А насчет современного авангарда — не уверен, что такой разговор сейчас имеет смысл. Авангард — это же не просто все странное и незнакомое. Авангард предполагает смещения в отношениях жизни и искусства: наступление искусства на жизнь, наступление жизни на искусство. Но у нас с жизнью не очень — у нас есть только интернет. В современном интернете сложно быть утопистом, и гораздо легче — декадентом (хотя можно ностальгировать по утопии, авангарду и собственно жизни). Проекты, которые мы сейчас обсуждаем, скорее декадентские, чем авангардные, что не исключает новаторства и остроумия.
— Да, авангард — не то слово, конечно. Речь скорее о современной новаторской литературе, в симпатиях к которой ты не раз признавался. Но об авангарде хотелось бы продолжить: когда, на твой взгляд, прервалась традиция и разговор о нем потерял смысл? В прошлом году ты писал о выставке, посвященной Алексею Гастеву. Мне кажется, в его «Пачке ордеров» можно увидеть итог всей авангардной поэтической традиции. Поэт отдает последние приказы по радикальной переорганизации мира, оставляет искусство и уходит в жизнь. Кажется, что после такой книги авангардная поэзия вообще невозможна.
— Мне кажется, в разговоре об авангардной традиции есть ловушка. Авангард предполагает конец поэзии, выход за ее пределы — некое последнее слово. Не все, кто практиковал авангард, на такое отваживались, но как раз Гастев — хороший пример. Другой, чуть более гротескный, но тоже отличный пример — Алексей Чичерин, идеальный, почти карикатурный авангардист, который отпечатал поэму «Во веки веков» на прянике и замолчал. Но когда такое последнее слово произносится, для традиции не остается места. Традиция возможна либо как простое превращение авангардных приемов в стиль, либо как ностальгия по утопии, либо как прерывистые попытки возобновления этого радикального импульса (но каждая такая попытка заново ставит вопрос о последнем жесте). И тут возникает проблема: слово произнесено, пережит радикальный опыт — например, опыт письма или опыт революции. Но что-то происходит дальше: отдельный человек или вся культура — они продолжают жить. Если, конечно, не случается катастрофа: в русской истории судьба авангарда оказалась крепко связанной с наступлением сталинизма, и нам кажется, будто он был искусственно прерван (тут есть два нарратива: либеральный — «намалевали черных квадратов и накликали» и меланхолический — «если бы не Сталин, мы бы уже в аэрогородах летали»).
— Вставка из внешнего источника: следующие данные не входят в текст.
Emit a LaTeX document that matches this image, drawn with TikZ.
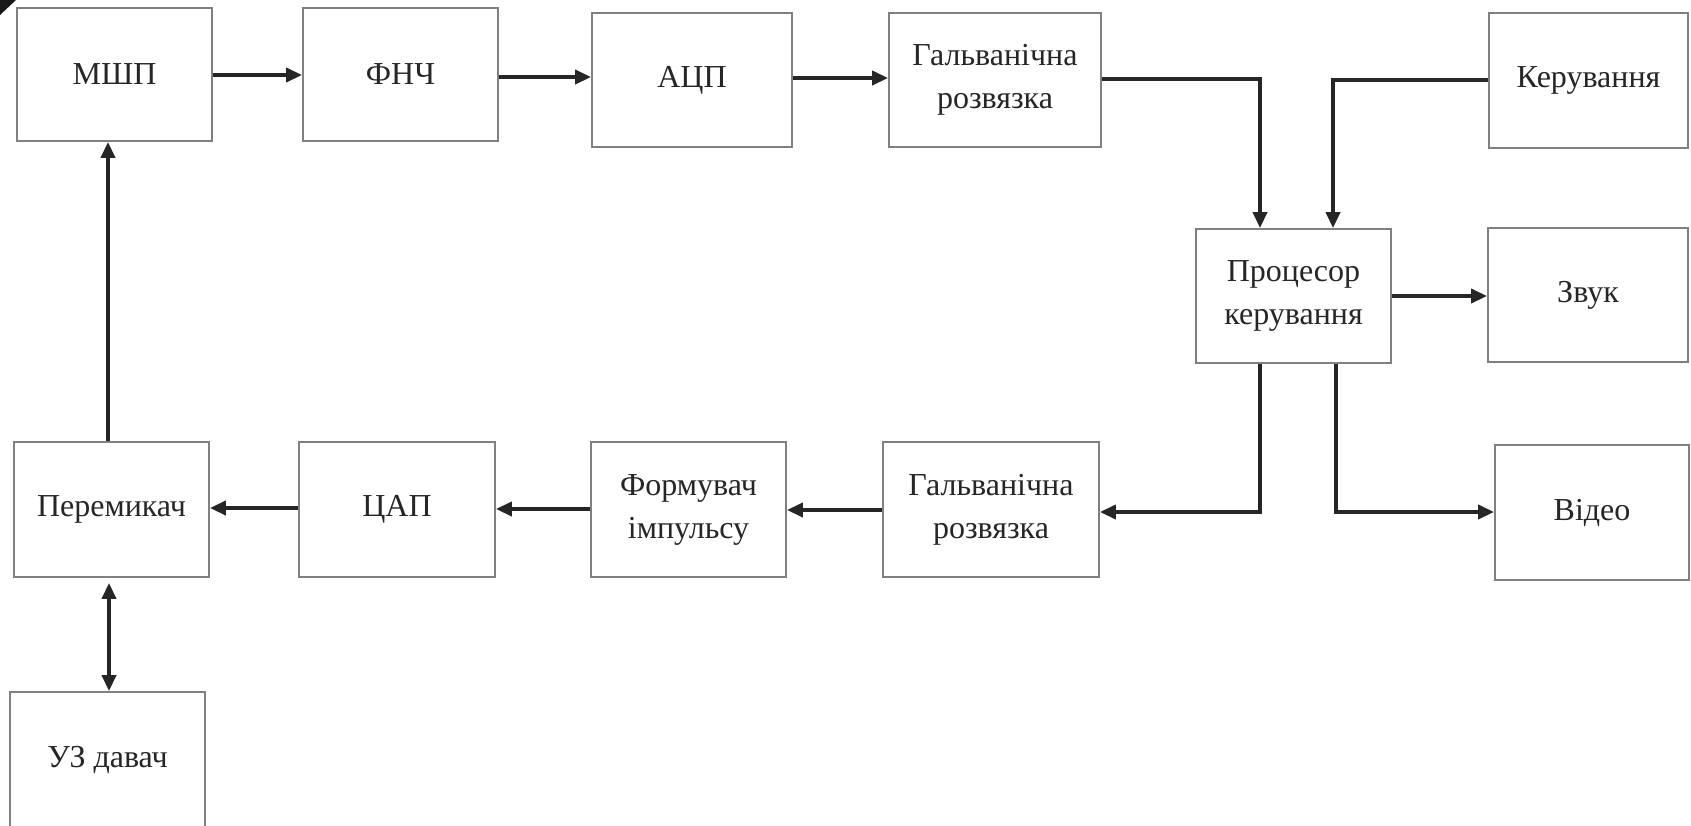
\documentclass[tikz,border=0pt]{standalone}
\usepackage{fontspec}
\setmainfont{Liberation Serif}
\usetikzlibrary{arrows.meta}
\begin{document}
\begin{tikzpicture}[x=0.5pt,y=-0.5pt,
  blk/.style={draw=black!50, line width=0.9pt, fill=white, inner sep=0pt, align=center,
    text=black!85, font=\fontsize{16}{21.5}\selectfont, minimum height=67pt},
  arr/.style={line width=1.8pt, draw=black!85, -{Triangle[length=8pt,width=7pt]}},
  darr/.style={line width=1.8pt, draw=black!85, {Triangle[length=8pt,width=7pt]}-{Triangle[length=8pt,width=7pt]}}]
\fill[white] (0,0) rectangle (1691,825);
\useasboundingbox (0,0) rectangle (1691,825);
% nodes
\node[blk, minimum width=97.5pt, minimum height=66.5pt] (mshp) at (114.5,74.5) {МШП};
\node[blk, minimum width=97.5pt, minimum height=66.5pt] (fnch) at (400.5,74.5) {ФНЧ};
\node[blk, minimum width=100pt] (acp) at (692,80) {АЦП};
\node[blk, minimum width=106pt] (galt) at (995,80) {Гальванічна\\розвязка};
\node[blk, minimum width=99.5pt, minimum height=67.5pt] (ker) at (1588.5,80.5) {Керування};
\node[blk, minimum width=97.5pt] (proc) at (1293.5,296) {Процесор\\керування};
\node[blk, minimum width=100pt] (zvuk) at (1588,295) {Звук};
\node[blk, minimum width=97pt, minimum height=67.5pt] (video) at (1592,512.5) {Відео};
\node[blk, minimum width=108pt, minimum height=67.5pt] (galb) at (991,509.5) {Гальванічна\\розвязка};
\node[blk, minimum width=97.5pt, minimum height=67.5pt] (form) at (688.5,509.5) {Формувач\\імпульсу};
\node[blk, minimum width=98pt, minimum height=67.5pt] (cap) at (397,509.5) {ЦАП};
\node[blk, minimum width=97.5pt, minimum height=67.5pt] (perem) at (111.5,509.5) {Перемикач};
\node[blk, minimum width=97.5pt, minimum height=67.5pt] (uz) at (107.5,759.5) {УЗ давач};
% connectors
\draw[arr] (mshp.east |- 0,75) -- (fnch.west |- 0,75);
\draw[arr] (fnch.east |- 0,77) -- (acp.west |- 0,77);
\draw[arr] (acp.east |- 0,78) -- (galt.west |- 0,78);
\draw[arr] (galt.east |- 0,79) -| (proc.north -| 1260,0);
\draw[arr] (ker.west |- 0,80) -| (proc.north -| 1333,0);
\draw[arr] (proc.east |- 0,296) -- (zvuk.west |- 0,296);
\draw[arr] (proc.south -| 1260,0) |- (galb.east |- 0,512);
\draw[arr] (proc.south -| 1336,0) |- (video.west |- 0,512);
\draw[arr] (galb.west |- 0,510) -- (form.east |- 0,510);
\draw[arr] (form.west |- 0,509) -- (cap.east |- 0,509);
\draw[arr] (cap.west |- 0,508) -- (perem.east |- 0,508);
\draw[arr] (perem.north -| 108,0) -- (mshp.south -| 108,0);
\draw[darr, shorten <=2.5pt] (perem.south -| 109,0) -- (uz.north -| 109,0);
% dark screen corner
\fill[black!90] (0,0) -- (16,0) -- (0,15) -- cycle;
\end{tikzpicture}
\end{document}
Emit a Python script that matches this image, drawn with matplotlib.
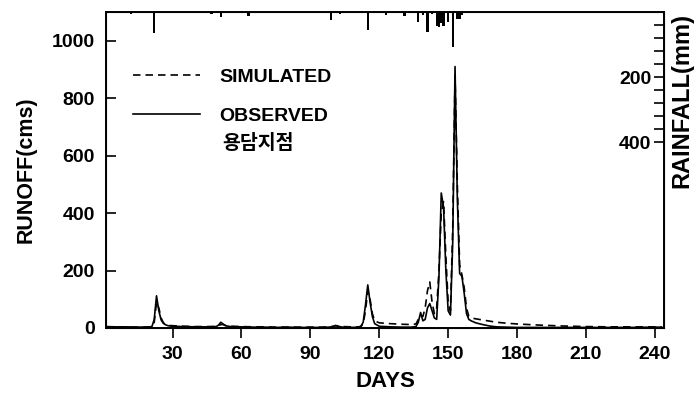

Но, даже если бы не было репрессий и войны, все равно было бы некое «потом», «после». Для меня это самый интересный вопрос: как, оставаясь верным опыту — будь то опыт глубоко личный или предельно массовый, социальный или культурный, — жить в этом «после»? В частности поэтому позднесоветская эпоха занимает меня гораздо больше, чем собственно авангардная.
— Напоследок хочу вернуться к началу интервью и твоим словам про радость от текста Ольги Медведковой, которая плохо совместима с императивом актуальности. Мне кажется, сегодня это один из лучших комплиментов: из-за тюрьмы актуальности-модности иной раз страшно брать в руки новую книгу — боишься, что там притаилась очередная янагихара. Многие ищут рецепт для избавления от этого недуга: я, например, в связи с этим сразу вспоминаю об Антуане Володине.
— Мне кажется, проблема актуальности-модности любопытная, потому что в ней сходятся две вещи, будто бы противоположные. С одной стороны — «серьезное» требование к литературе нечто выражать, ставить важные здесь и сейчас вопросы и отвечать на них. А с другой — литература как объект престижного потребления. И с тем, и с другим сложно что-то сделать, потому что это и есть социальная роль современной (в широком смысле) словесности. Просто иногда императивы актуальности и модности могут производить нечто интересное, а иногда — работать вхолостую и давать «янагихару». Эти две установки на самом деле друг от друга неотделимы. И «актуальное», и «модное» делают читателя более современным, не дают ему вывалиться из своего времени. Но одна из самых прекрасных вещей, которые умеет литература, — оказывать некоторое сопротивление времени «обычному» и предлагать другое время. (Необязательно время фантастическое — это может быть, например, и время истории, потому что современность всегда чувствует себя отделенной от истории и почти всегда испытывает по этому поводу рессентимент.) Два названных тобой автора — хорошие примеры, потому что делают это по-разному. Володин строит собственную утопию, в которой из катастрофы постоянно возрождается авангардный, революционный порыв, и обычное время отменяется (при всей своей жути, его книги абсолютно утопические). Медведкова же пишет изнутри большой европейской традиции — зная, что эта традиция чужая, но в ней можно как бы погостить, не тоскуя при этом о какой-то фатальной от нее отделенности. И как раз такое «время пребывания в гостях» дает свободу, которой у современной русской прозы очень мало. Но речь идет не только об эскапизме того или иного рода. Я в последние месяцы много читал Петера Хандке (хотя его переведенные на русский вещи в основном написаны в 1970-х и 1980-х). Он вовсе не аполитичный автор, но у него как раз есть важное сквозное ощущение: современность, актуальность — это галлюциноз, и, чтобы разглядеть время земли, страны, время человеческой жизни, — надо его развеять. Я не думаю, что тут важны какие-то технические рецепты. Скорее важно вот что: литература как раз та вещь, которая производит актуальное, но она же способна его прорывать.